The introduction, or should I say, the force feeding of the Ontario carbon cap-and-trade, and the Alberta version, which they prefer to term a carbon “levy” were, and will be, dominate factors affecting prices in both provinces as well as Quebec.
While the Ontario Government gave substantial forewarning of the intent to apply the cap-and-trade throughout 2016, announcing the amount for gasoline would be about 4.3 cpl, they forgot to mention that this amount would be higher by 13% because the HST would tax this tax, which had been buried in the wholesale prices as posted by the oil companies.
So when you incorporate the retailer’s margin, the increase at the pumps ended up being 5.0 cents not 4.3 cents.
In Alberta the carbon levy was not contained in the wholesale price but added on as a separate item after all the other factors in the pump price formula were totaled that being a flat rate of 4.49 cpl for gasoline and 5.35 cpl for diesel.
Among other criteria, these taxes do not apply to farm operations or fuel sold for exports.
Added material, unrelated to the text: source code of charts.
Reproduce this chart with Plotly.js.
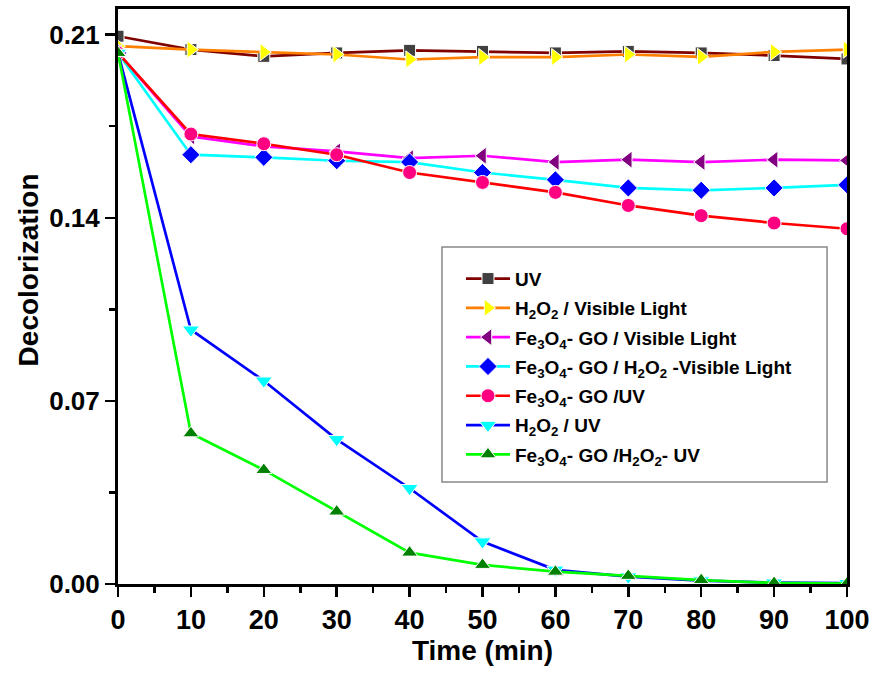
<!DOCTYPE html>
<html>
<head>
<meta charset="utf-8">
<script src="https://cdn.plot.ly/plotly-3.0.1.min.js"></script>
<style>html,body{margin:0;padding:0;background:#fff;}#chart{width:876px;height:677px;}</style>
</head>
<body>
<div id="chart"></div>
<script>
const time = [0, 10, 20, 30, 40, 50, 60, 70, 80, 90, 100];
const uv = [0.2094, 0.2043, 0.2017, 0.2030, 0.2040, 0.2036, 0.2030, 0.2036, 0.2030, 0.2020, 0.2007];
const h2o2Vis = [0.2056, 0.2043, 0.2033, 0.2024, 0.2005, 0.2014, 0.2014, 0.2024, 0.2015, 0.2034, 0.2043];
const goVis = [0.2030, 0.1711, 0.1673, 0.1654, 0.1628, 0.1637, 0.1613, 0.1622, 0.1613, 0.1622, 0.1619];
const goH2o2Vis = [0.2030, 0.1641, 0.1631, 0.1618, 0.1613, 0.1573, 0.1545, 0.1514, 0.1505, 0.1514, 0.1526];
const goUv = [0.2030, 0.1720, 0.1683, 0.1641, 0.1573, 0.1535, 0.1497, 0.1447, 0.1408, 0.1380, 0.1358];
const h2o2Uv = [0.2030, 0.0972, 0.0777, 0.0553, 0.0366, 0.0162, 0.0054, 0.0028, 0.0013, 0.0005, 0.0003];
const goH2o2Uv = [0.2030, 0.0576, 0.0436, 0.0277, 0.0120, 0.0073, 0.0047, 0.0031, 0.0015, 0.0004, 0.0002];

const names = [
  "UV",
  "H<sub>2</sub>O<sub>2</sub> / Visible Light",
  "Fe<sub>3</sub>O<sub>4</sub>- GO / Visible Light",
  "Fe<sub>3</sub>O<sub>4</sub>- GO / H<sub>2</sub>O<sub>2</sub> -Visible Light",
  "Fe<sub>3</sub>O<sub>4</sub>- GO /UV",
  "H<sub>2</sub>O<sub>2</sub> / UV",
  "Fe<sub>3</sub>O<sub>4</sub>- GO /H<sub>2</sub>O<sub>2</sub>- UV"
];
const series = [uv, h2o2Vis, goVis, goH2o2Vis, goUv, h2o2Uv, goH2o2Uv];
const xTicks = [0, 10, 20, 30, 40, 50, 60, 70, 80, 90, 100];
const yTicks = [0, 0.07, 0.14, 0.21];
const yTickText = ["0.00", "0.07", "0.14", "0.21"];
const xTitle = "Time (min)";
const yTitle = "Decolorization";

const lineColors = ["#800000", "#FF8000", "#FF00FF", "#00FFFF", "#FF0000", "#0000FF", "#00FF00"];
const markerColors = ["#404040", "#FFFF00", "#800080", "#0000FF", "#FF0080", "#00FFFF", "#008000"];
const symbols = ["square", "triangle-right", "triangle-left", "diamond", "circle", "triangle-down", "triangle-up"];
const sizes = [12, 15, 15, 14, 14, 15, 14];

const traces = series.map((y, i) => ({
  x: time, y: y, name: names[i], type: "scatter", mode: "lines+markers",
  legendgroup: "g" + i,
  line: {color: lineColors[i], width: 2.7},
  marker: {color: markerColors[i], symbol: symbols[i], size: sizes[i], line: {color: "#ffffff", width: 1}}
}));

const font = {family: "Liberation Sans, Arial, sans-serif", color: "#000", weight: "bold"};
const f = s => Object.assign({}, font, {size: s});

const layout = {
  width: 876, height: 677,
  margin: {l: 118, r: 29, t: 9, b: 93},
  paper_bgcolor: "#fff", plot_bgcolor: "#fff",
  showlegend: true,
  shapes: [{
    type: "rect", xref: "paper", yref: "paper", layer: "below",
    x0: 0.4444, x1: 0.9726, y0: 0.1774, y1: 0.586,
    line: {color: "#888", width: 1.5}, fillcolor: "#fff"
  }],
  annotations: [{
    text: yTitle, xref: "paper", yref: "paper", x: -0.123, y: 0.546,
    xanchor: "center", yanchor: "middle", textangle: -90, showarrow: false,
    font: f(28)
  }],
  legend: {
    x: 0.4705, y: 0.564, xanchor: "left", yanchor: "top",
    bgcolor: "rgba(0,0,0,0)", borderwidth: 0,
    traceorder: "grouped", tracegroupgap: 1.6, itemwidth: 44,
    font: f(19)
  },
  xaxis: {
    range: [0, 100], tickvals: xTicks,
    ticks: "outside", ticklen: 10, tickwidth: 2.5, tickcolor: "#000",
    minor: {dtick: 5, ticks: "outside", ticklen: 6, tickwidth: 2.5, tickcolor: "#000"},
    showline: true, linewidth: 3, linecolor: "#000", mirror: true,
    showgrid: false, zeroline: false,
    tickfont: f(27),
    title: {text: xTitle, font: f(28), standoff: 6}
  },
  yaxis: {
    range: [0, 0.2198], tickvals: yTicks, ticktext: yTickText,
    ticks: "outside", ticklen: 10, tickwidth: 2.5, tickcolor: "#000",
    minor: {tickvals: [0.035, 0.105, 0.175], ticks: "outside", ticklen: 6, tickwidth: 2.5, tickcolor: "#000"},
    showline: true, linewidth: 3, linecolor: "#000", mirror: true,
    showgrid: false, zeroline: false,
    tickfont: f(26)
  }
};

Plotly.newPlot("chart", traces, layout, {displayModeBar: false, staticPlot: true});
</script>
</body>
</html>
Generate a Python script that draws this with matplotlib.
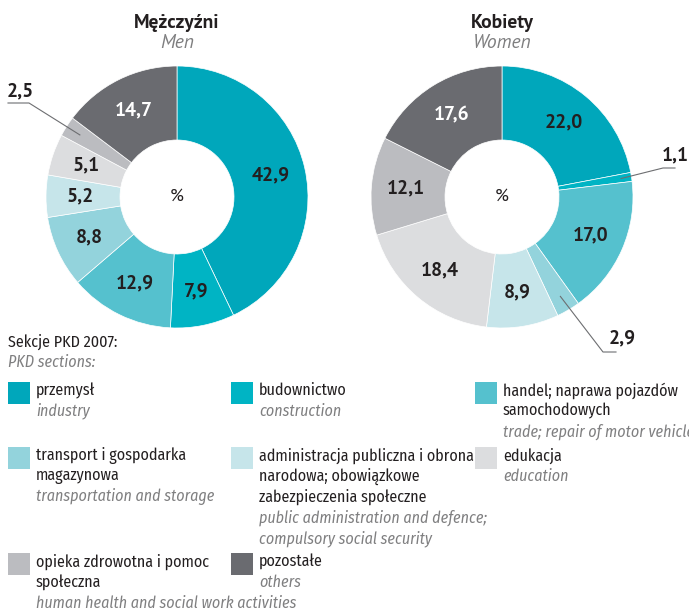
import numpy as np
import matplotlib
matplotlib.use("Agg")
import matplotlib.pyplot as plt
from matplotlib.patches import Rectangle
from matplotlib import font_manager

W, H = 689, 612

categories_pl = ["przemysł", "budownictwo", "handel; naprawa pojazdów\nsamochodowych",
                 "transport i gospodarka\nmagazynowa",
                 "administracja publiczna i obrona\nnarodowa; obowiązkowe\nzabezpieczenia społeczne",
                 "edukacja", "opieka zdrowotna i pomoc\nspołeczna", "pozostałe"]
categories_en = ["industry", "construction", "trade; repair of motor vehicles",
                 "transportation and storage",
                 "public administration and defence;\ncompulsory social security",
                 "education", "human health and social work activities", "others"]
men = [42.9, 7.9, 12.9, 8.8, 5.2, 5.1, 2.5, 14.7]
women = [22.0, 1.1, 17.0, 2.9, 8.9, 18.4, 12.1, 17.6]
colors = ["#00A7BB", "#00B4C4", "#55C1CE", "#93D3DC", "#C6E5EA", "#DCDDDF", "#BBBCC0", "#6A6B70"]

names = {f.name for f in font_manager.fontManager.ttflist}


def pick(*cands):
    for c in cands:
        if c in names:
            return c
    return "DejaVu Sans"


narrow = pick("Fira Sans Condensed", "Roboto Condensed", "PT Sans Narrow")
boldfam = pick("PT Sans", "Fira Sans", "Open Sans")

DARK = "#231F20"
GRAY = "#7F7F80"

fig = plt.figure(figsize=(W / 100, H / 100), dpi=100)
fig.patch.set_facecolor("white")


def fxy(x, y):
    return x / W, 1 - y / H


R_OUT, R_IN = 131, 57
NUM_FS = 14


def donut(cx, cy, values, title_pl, title_en, outside):
    ax = fig.add_axes([(cx - R_OUT) / W, (H - cy - R_OUT) / H, 2 * R_OUT / W, 2 * R_OUT / H])
    wedges, _ = ax.pie(values, colors=colors, startangle=90, counterclock=False,
                       radius=1.0, wedgeprops=dict(width=(R_OUT - R_IN) / R_OUT,
                                                   edgecolor="white", linewidth=0.5))
    ax.set_xlim(-1, 1)
    ax.set_ylim(-1, 1)
    ax.set_aspect("equal")
    ax.axis("off")
    ax.text(0, 0, "%", ha="center", va="center", fontsize=13, color=DARK, family=boldfam)
    cum = np.cumsum([0] + list(values))
    for i, v in enumerate(values):
        mid = 90 - (cum[i] + v / 2) * 3.6
        a = np.deg2rad(mid)
        lab = f"{v:.1f}".replace(".", ",")
        if i in outside:
            (tx, ty), (ex, ey), (hx, hy), r0 = outside[i]
            sx, sy = r0 * np.cos(a), r0 * np.sin(a)
            ax.plot([sx, ex, hx], [sy, ey, hy], color="#6D6E71", lw=0.8, clip_on=False)
            ax.text(tx, ty, lab, ha="center", va="center", fontsize=NUM_FS, fontweight="bold",
                    color=DARK, family=boldfam, clip_on=False)
        else:
            r = 0.735
            col = "white" if i == 7 else DARK
            ax.text(r * np.cos(a), r * np.sin(a), lab, ha="center", va="center",
                    fontsize=NUM_FS, fontweight="bold", color=col, family=boldfam)
    x, y = fxy(cx, 23)
    fig.text(x, y, title_pl, ha="center", va="center", fontsize=14, fontweight="bold",
             color=DARK, family=boldfam)
    x, y = fxy(cx, 43)
    fig.text(x, y, title_en, ha="center", va="center", fontsize=14, style="italic",
             color=GRAY, family=boldfam)
    return ax


def d(cx, cy, x, y):
    return (x - cx) / R_OUT, (cy - y) / R_OUT


mcx, mcy = 177, 197
wcx, wcy = 502, 197
donut(mcx, mcy, men, "Mężczyźni", "Men",
      {6: (d(mcx, mcy, 20, 91), d(mcx, mcy, 29, 103), d(mcx, mcy, 8, 103), 0.88)})
donut(wcx, wcy, women, "Kobiety", "Women",
      {1: (d(wcx, wcy, 675, 155), d(wcx, wcy, 663, 168), d(wcx, wcy, 675, 168), 0.92),
       3: (d(wcx, wcy, 622, 338), d(wcx, wcy, 603, 352), d(wcx, wcy, 616, 352), 0.88)})

FS = 11.5
# legend header
x, y = fxy(8, 342)
fig.text(x, y, "Sekcje PKD 2007:", ha="left", va="center", fontsize=FS, color=DARK, family=narrow)
x, y = fxy(8, 362)
fig.text(x, y, "PKD sections:", ha="left", va="center", fontsize=FS, style="italic",
         color=GRAY, family=narrow)

col_x = [8, 231, 475]
row_y = [382, 447, 553]
LS = 20.7
SQ = 22
for i in range(8):
    r, c = divmod(i, 3)
    sx, sy = col_x[c], row_y[r]
    fig.add_artist(Rectangle(fxy(sx, sy + SQ), SQ / W, SQ / H, transform=fig.transFigure,
                             facecolor=colors[i], edgecolor="none"))
    tx = sx + 28
    lines_pl = categories_pl[i].split("\n")
    lines_en = categories_en[i].split("\n")
    k = 0
    for ln in lines_pl:
        x, y = fxy(tx, sy + 8.5 + k * LS)
        fig.text(x, y, ln, ha="left", va="center", fontsize=FS, color=DARK, family=narrow)
        k += 1
    for ln in lines_en:
        x, y = fxy(tx, sy + 8.5 + k * LS)
        fig.text(x, y, ln, ha="left", va="center", fontsize=FS, style="italic",
                 color=GRAY, family=narrow)
        k += 1

fig.savefig("out.png", dpi=100)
Does this mean that Alberta crude refined into gasoline and diesel say in Edmonton will be subject to the carbon levy, which Albertans will pay for, yet the same fuel destined for the USA will be carbon levy free?
If the same logic or mechanism is to hold for Ontario and Quebec refined products then the economies of all three provinces will be at a severe disadvantage versus their neighboring U.S. states as the costs to produce and ship manufactured goods or commodities from any of the three provinces will be overpriced when compared to the U.S. version.
Unless the U.S. has a carbon penalty plan in concert with Canada then we are fiddling while the economy burns – and the chances of President-elect Trump demanding a carbon tax to save the world from climate change is, to be polite, remote to non-existent.”